To answer this, you’ll need to figure out your Bluetooth antenna situation. Bluetooth uses the same 2.4GHz RF band that b/g/n Wi-Fi uses. Some systems’ antenna designs share antennas between Bluetooth and Wi-Fi, but the systems are carefully designed to make sure this can be done without one clobbering the other all the time.
In the original design/configuration of your laptop, one of those two Wi-Fi antenna leads didn’t have a transmitter hooked up to it. That lead might be combined with a lead from the Bluetooth module and attached to a shared antenna. Or the Wi-Fi Rx-only antenna and the Bluetooth Tx/Rx antenna could be separate, but placed so close to each other that there's not enough separation to allow Bluetooth to successfully receive Bluetooth traffic while the Wi-Fi card transmits Wi-Fi traffic on its nearby antenna (in the original setup, this wasn’t a problem, because the Wi-Fi radio chain hooked up to that antenna was Rx-only).

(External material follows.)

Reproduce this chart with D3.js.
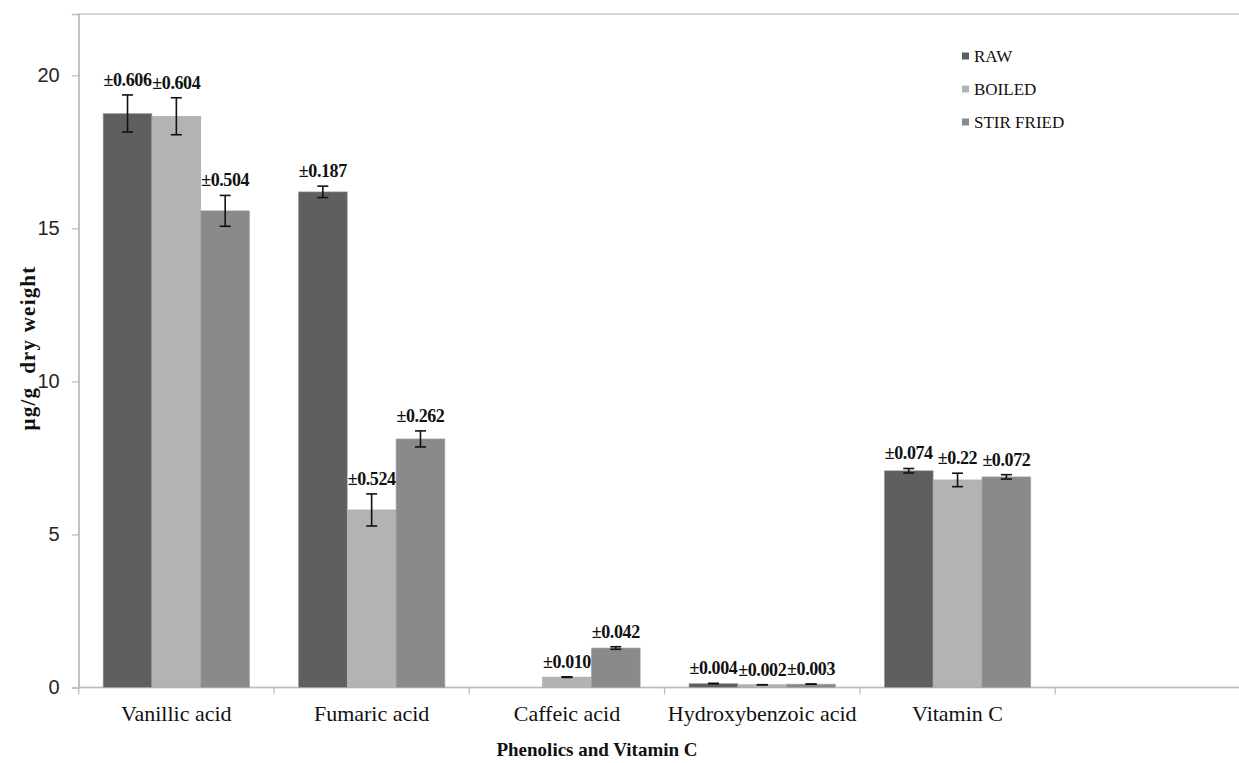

If you donÆt care about Bluetooth, never use it, and don’t mind keeping the Bluetooth radio turned off at all times, you don’t need to worry about this.
Other than that, it should work fine, if your new card fits the space, if your antenna leads can reach to where your new card's U.FL connectors are, if your new card’s EMI, power, and thermal profiles doesn't screw up other things in your system, etc.
Cards generally can’t detect whether antennas are connected or not, so they assume they’re connected and try to act to the card’s full capabilities.